The new kids on the block

As Londoners have moved out of prime postcodes, new areas of the capital are now seeing an influx of wealthy urbanites demanding good quality fresh produce on their doorstep. Butchers, such as The Ginger Pig have responded to local demand by setting up in some of the areas which have seen the highest growth in house prices in recent years. They are a new breed of butchers appealing to both young and old, with eye grabbing branding and a range of deli-style products over and above the usual product range.

Borough market (SE1) is home to a handful of high quality butchers, and was the first site for Ginger Pig. It has enjoyed demand from both the local market as well as visitors from outside the area. Prices over the last 12 months have risen by 21%, with some of the strongest ten year growth figures outside of prime central London (133%).

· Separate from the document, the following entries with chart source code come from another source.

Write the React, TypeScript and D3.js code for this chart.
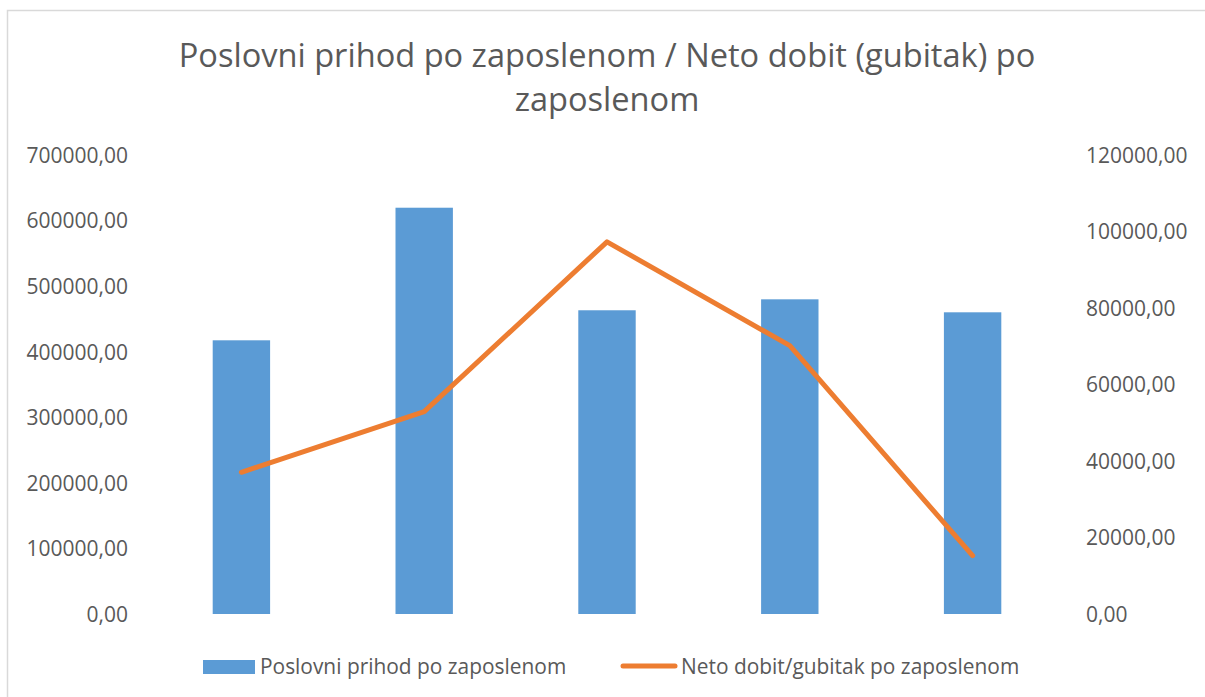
import React, { useEffect, useRef } from "react";
import * as d3 from "d3";

// kategorije (bez naziva na osi)
const categories = ["1", "2", "3", "4", "5"];
// Poslovni prihod po zaposlenom (lijeva os)
const prihod = [417400, 619600, 463200, 479900, 460100];
// Neto dobit/gubitak po zaposlenom (desna os)
const dobit = [37050, 52900, 97300, 70150, 15250];
const leftTicks = [0, 100000, 200000, 300000, 400000, 500000, 600000, 700000];
const rightTicks = [0, 20000, 40000, 60000, 80000, 100000, 120000];

const titleLines = ["Poslovni prihod po zaposlenom / Neto dobit (gubitak) po", "zaposlenom"];
const legendNames = ["Poslovni prihod po zaposlenom", "Neto dobit/gubitak po zaposlenom"];

const App = () => {
  const svgRef = useRef<SVGSVGElement>(null);

  useEffect(() => {
    const w = 1205;
    const h = 697;
    const font = "'Open Sans', sans-serif";
    const textColor = "#595959";
    const svg = d3.select(svgRef.current).attr("width", w).attr("height", h);
    svg.selectAll("*").remove();

    svg
      .append("rect")
      .attr("x", 7.5)
      .attr("y", 10.5)
      .attr("width", 1300)
      .attr("height", 800)
      .attr("fill", "#fff")
      .attr("stroke", "#d9d9d9")
      .attr("stroke-width", 1.5);

    // title
    svg
      .selectAll(".title")
      .data(titleLines)
      .join("text")
      .attr("class", "title")
      .attr("x", 607)
      .attr("y", (d, i) => 67 + i * 44)
      .attr("text-anchor", "middle")
      .style("font-family", font)
      .style("font-size", "32.6px")
      .style("fill", textColor)
      .text((d) => d);

    const xScale = d3
      .scaleBand()
      .domain(categories)
      .range([150, 1064])
      .paddingInner(0.686)
      .paddingOuter(0.343);
    const yLeft = d3.scaleLinear().domain([0, 700000]).range([614, 155]);
    const yRight = d3.scaleLinear().domain([0, 120000]).range([614, 155]);

    const fmt = (v: number) => d3.format(".2f")(v).replace(".", ",");

    const leftAxis = d3
      .axisLeft(yLeft)
      .tickValues(leftTicks)
      .tickFormat((d) => fmt(d as number))
      .tickSize(0)
      .tickPadding(0);
    const gl = svg.append("g").attr("transform", "translate(128,0)").call(leftAxis);
    gl.select(".domain").remove();
    gl.selectAll("text")
      .attr("dy", "0.35em")
      .style("font-family", font)
      .style("font-size", "21px")
      .style("fill", textColor);

    const rightAxis = d3
      .axisRight(yRight)
      .tickValues(rightTicks)
      .tickFormat((d) => fmt(d as number))
      .tickSize(0)
      .tickPadding(0);
    const gr = svg.append("g").attr("transform", "translate(1086,0)").call(rightAxis);
    gr.select(".domain").remove();
    gr.selectAll("text")
      .attr("dy", "0.35em")
      .style("font-family", font)
      .style("font-size", "21px")
      .style("fill", textColor);

    // bars
    svg
      .selectAll(".bar")
      .data(prihod)
      .join("rect")
      .attr("class", "bar")
      .attr("x", (d, i) => xScale(categories[i]) as number)
      .attr("width", xScale.bandwidth())
      .attr("y", (d) => yLeft(d))
      .attr("height", (d) => yLeft(0) - yLeft(d))
      .attr("fill", "#5b9bd5");

    // line
    const line = d3
      .line<number>()
      .x((d, i) => (xScale(categories[i]) as number) + xScale.bandwidth() / 2)
      .y((d) => yRight(d));

    svg
      .append("path")
      .datum(dobit)
      .attr("d", line)
      .attr("fill", "none")
      .attr("stroke", "#ed7d31")
      .attr("stroke-width", 5)
      .attr("stroke-linejoin", "round")
      .attr("stroke-linecap", "round");

    // legend
    svg
      .append("rect")
      .attr("x", 203)
      .attr("y", 660)
      .attr("width", 52)
      .attr("height", 14)
      .attr("fill", "#5b9bd5");
    svg
      .append("line")
      .attr("x1", 623)
      .attr("x2", 675)
      .attr("y1", 666)
      .attr("y2", 666)
      .attr("stroke", "#ed7d31")
      .attr("stroke-width", 5)
      .attr("stroke-linecap", "round");

    svg
      .selectAll(".legend")
      .data(legendNames)
      .join("text")
      .attr("class", "legend")
      .attr("x", (d, i) => (i === 0 ? 260 : 681))
      .attr("y", 667)
      .attr("dy", "0.35em")
      .style("font-family", font)
      .style("font-size", "20.9px")
      .style("fill", textColor)
      .text((d) => d);
  }, []);

  return (
    <div>
      <svg ref={svgRef} style={{ position: "absolute", left: 0, top: 0, display: "block" }}></svg>
    </div>
  );
};

export default App;
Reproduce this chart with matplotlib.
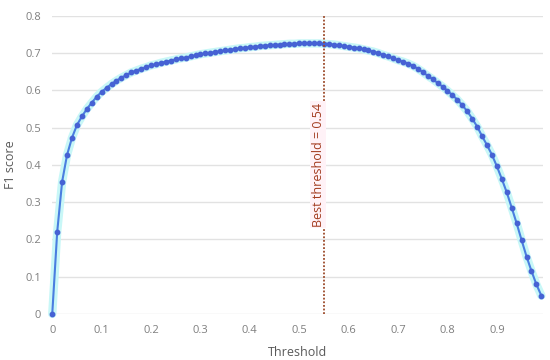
import matplotlib
matplotlib.use("Agg")
import matplotlib.pyplot as plt
import numpy as np

thresholds = [round(i * 0.01, 2) for i in range(100)]
f1_scores = [
    0.000, 0.220, 0.355, 0.427, 0.473, 0.507, 0.530, 0.550, 0.567, 0.583,
    0.596, 0.607, 0.617, 0.626, 0.634, 0.641, 0.648, 0.653, 0.658, 0.662,
    0.667, 0.670, 0.674, 0.677, 0.680, 0.683, 0.686, 0.688, 0.691, 0.694,
    0.697, 0.699, 0.701, 0.703, 0.705, 0.707, 0.709, 0.711, 0.713, 0.714,
    0.716, 0.717, 0.719, 0.720, 0.721, 0.722, 0.723, 0.724, 0.725, 0.725,
    0.726, 0.726, 0.726, 0.726, 0.726, 0.725, 0.724, 0.723, 0.721, 0.719,
    0.717, 0.715, 0.713, 0.710, 0.707, 0.704, 0.700, 0.695, 0.691, 0.686,
    0.681, 0.677, 0.672, 0.666, 0.658, 0.649, 0.639, 0.630, 0.620, 0.610,
    0.599, 0.587, 0.575, 0.560, 0.544, 0.524, 0.503, 0.477, 0.453, 0.427,
    0.396, 0.362, 0.326, 0.285, 0.243, 0.198, 0.154, 0.115, 0.079, 0.049,
]
best_x = 0.55
best_label = "Best threshold = 0.54"
x_ticks = [0, 0.1, 0.2, 0.3, 0.4, 0.5, 0.6, 0.7, 0.8, 0.9]
x_tick_labels = ["0", "0.1", "0.2", "0.3", "0.4", "0.5", "0.6", "0.7", "0.8", "0.9"]
y_ticks = [0, 0.1, 0.2, 0.3, 0.4, 0.5, 0.6, 0.7, 0.8]
y_tick_labels = ["0", "0.1", "0.2", "0.3", "0.4", "0.5", "0.6", "0.7", "0.8"]

plt.rcParams['font.family'] = ['Open Sans', 'DejaVu Sans']

fig = plt.figure(figsize=(5.5, 3.6), dpi=100)
ax = fig.add_axes([0.095, 0.128, 0.892, 0.828])

ax.plot(thresholds, f1_scores, color='#c8f7f7', linewidth=6, solid_capstyle='round', zorder=2, clip_on=False)
ax.plot(thresholds, f1_scores, color='#4a7ee0', linewidth=1.5, marker='o', markersize=3.2,
        markerfacecolor='#4662d4', markeredgecolor='#4662d4', zorder=3, clip_on=False)

ax.axvline(best_x, color='#9c4a2a', linestyle=(0, (1, 1)), linewidth=1.3, zorder=4)
ax.text(best_x - 0.012, 0.40, best_label, rotation=90, ha='center', va='center',
        color='#a23a1e', fontsize=9,
        bbox=dict(facecolor='#fff2f7', edgecolor='none', pad=1.0), zorder=5)

ax.set_xlim(0, 0.993)
ax.set_ylim(0, 0.8)
ax.set_xticks(x_ticks)
ax.set_xticklabels(x_tick_labels)
ax.set_yticks(y_ticks)
ax.set_yticklabels(y_tick_labels)
ax.tick_params(axis='both', length=0, labelsize=8, labelcolor='#7f7f7f', pad=8)
ax.grid(axis='y', color='#e2e2e2', linewidth=1)
ax.set_axisbelow(True)
for s in ax.spines.values():
    s.set_visible(False)

ax.set_xlabel("Threshold", fontsize=9, color='#595959', va='center')
ax.set_ylabel("F1 score", fontsize=9, color='#595959', va='center')
ax.xaxis.set_label_coords(0.5, -0.128)
ax.yaxis.set_label_coords(-0.085, 0.5)

fig.savefig("out.png", dpi=100)
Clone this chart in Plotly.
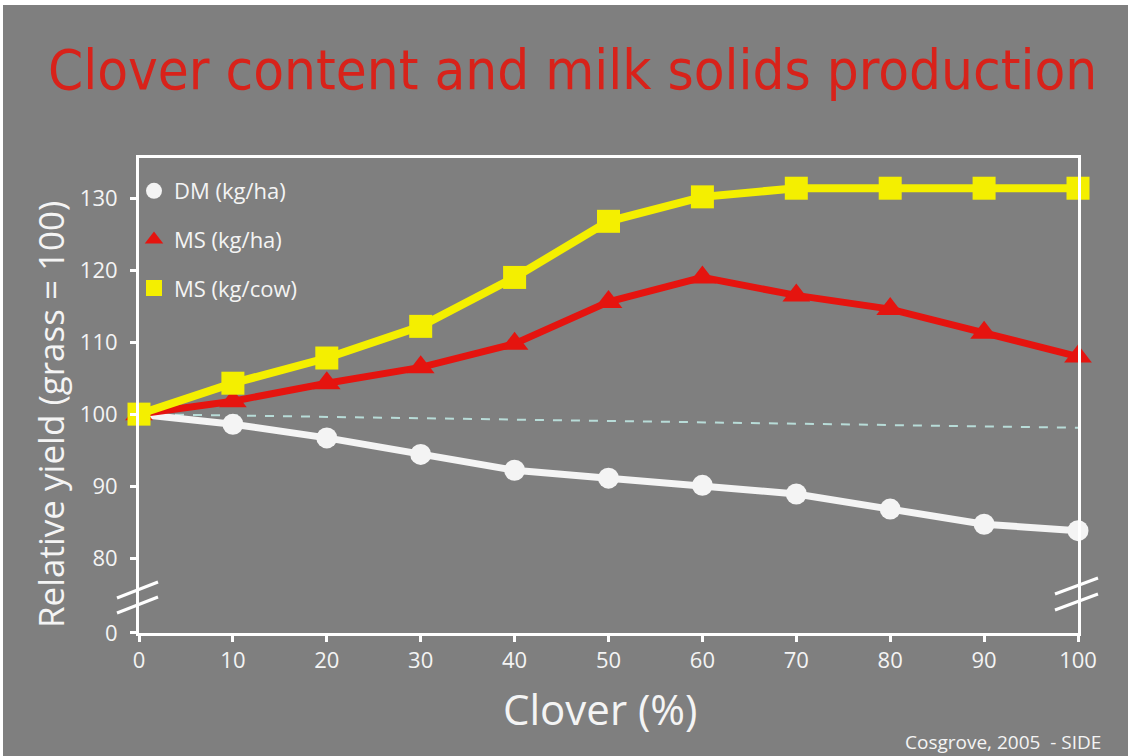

Ginger Pig has expanded quickly and has set up shop in other areas like Waterloo where average values have gone 133% in the last 10 years. Other new players on the market like Provenance have established a base in Notting Hill, where prices have increased by 149% in a decade.

For buyers looking for London’s emerging hotspots, existing or soon to be opened butchers, bakers and good quality local amenities are becoming an increasingly important indicator.